Pensemos na existência. A imaginação sem simbolização.
Como diz o texto lúcido da terapeuta Ana Suy Sesarino: “carnaval é tempo de
barulho externo, e mudez interna”. Concordo! Porém, há espaço para arquétipos.
Os heróis são representados na avenida e o simbolismo aparece somente neste
instante social. No aspecto peculiar da singularidade, não há mesmo
possibilidade de simbolização.
Mesmo assim, por meio da imagem e do imaginário
alegórico, ele, o Carnaval, existe. A criação do que está no imaginário, as alegorias,
fazem a imaginação partir para a realidade. “Há algo mais real do que uma
fantasia?”, questiona Ana em seu texto.
Desta vez percebi algo de diferente nos desfiles. Quando
dizem que no Brasil é carnaval o ano inteiro entendo que os críticos utilizam
desta mínima para expressar um ambiente nacional de baderna como uma total
ausência do superego por um curto período de tempo, onde os impulsos mais
animalescos do id sobrepõem-se no comportamento dos foliões. Tudo bem, a
alienação e “franga solta” vemos ainda na maioria dos blocos, desfiles e
seguidores de trios elétricos, mas também há aqueles que aproveitam a “farra”

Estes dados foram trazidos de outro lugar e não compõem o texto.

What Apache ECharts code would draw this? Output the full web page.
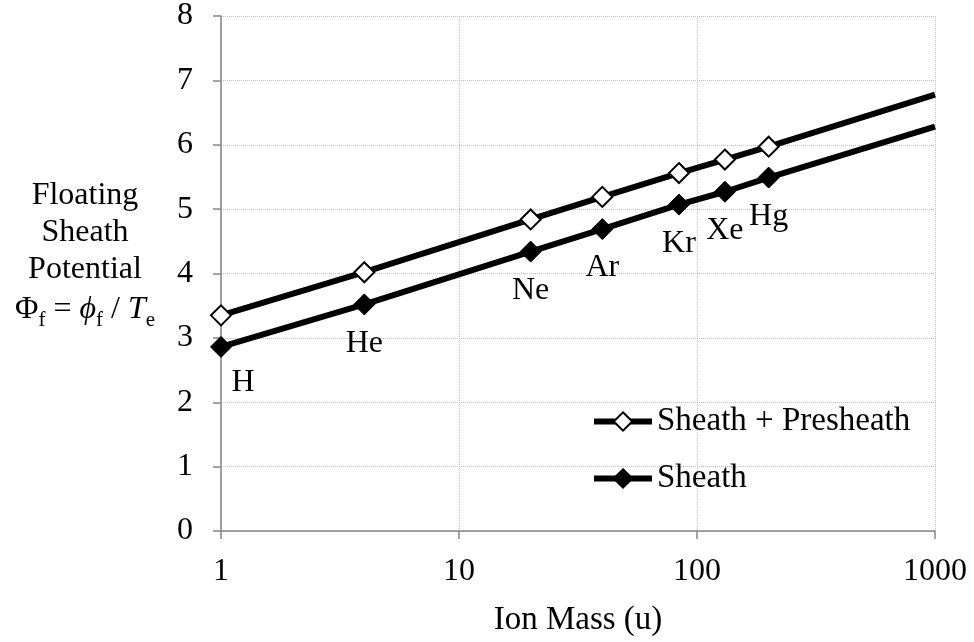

para manifestarem suas inquietações coletivas ou individuais.
Mesmo para os mais irredutíveis e sem entusiasmo não
adianta ser pessimista. O Carnaval, além de ser uma festa cultural estável, é
cíclico. Ou seja, sempre vai existir. Isso, por si só, prova sua existência.
Então é melhor seguir o conselho do psicanalista e escritor Sérgio Telles e se
perguntar “mudaria o carnaval ou mudo eu?”. A resposta... Tão óbvia e ululante
quanto Nelson Rodrigues.
O cuidado com esse “Big Bang” da imaginação é que após o
turbilhão de impulsos reprimidos durante todo ano pode ocasionar um sentimento
de culpa, principalmente durante os meses posteriores à folia. Quarta-feira de Cinzas e a quaresma, para
quem acredita que “saiu da linha”, são períodos de sacrifício e penitência,
exatamente quem abusa do álcool.
Insisto na existência da imaginação carnavalesca (cogito,
ergo sum). Por isso recorro ao pensamento cartesiano. O carnaval baiano existe,
pois, se ele rebola, logo existe. Se para o cantor Belchior “o compositor
baiano dizia que tudo era lindo, maravilhoso”, outro compositor soteropolitano,
Paulo Costa Lima, define o rebolado como condição do sujeito. “Significa
literalmente girar sobre si próprio. Re-bola, bola duas vezes: jogo de cintura,
se quiserem”.
Por isso concluo concordando com o compositor baiano. Ele
diz que “o sujeito é um movimento e o desejo do carnaval é o desejo de
aceleração desse movimento, uma aceleração que caminha contra a ordem das
coisas, que invoca uma espécie de mergulho na dissolução. Há, portanto, uma
espécie de revolta no carnaval, uma recusa a ficar quieto, instalado e
satisfeito, mas é uma revolta pela alegria”.
Enfim, tem que existir para se revoltar, rebolar,
fantasiar, pulsar, perdoar e ser perdoado.
*Adaptado do original “Imagine... Só!” publicado no livro
“Sem Mais Palavras”, lançado em 2012, pela Editora ES de Fato, em Cachoeiro de
Itapemirim-ES.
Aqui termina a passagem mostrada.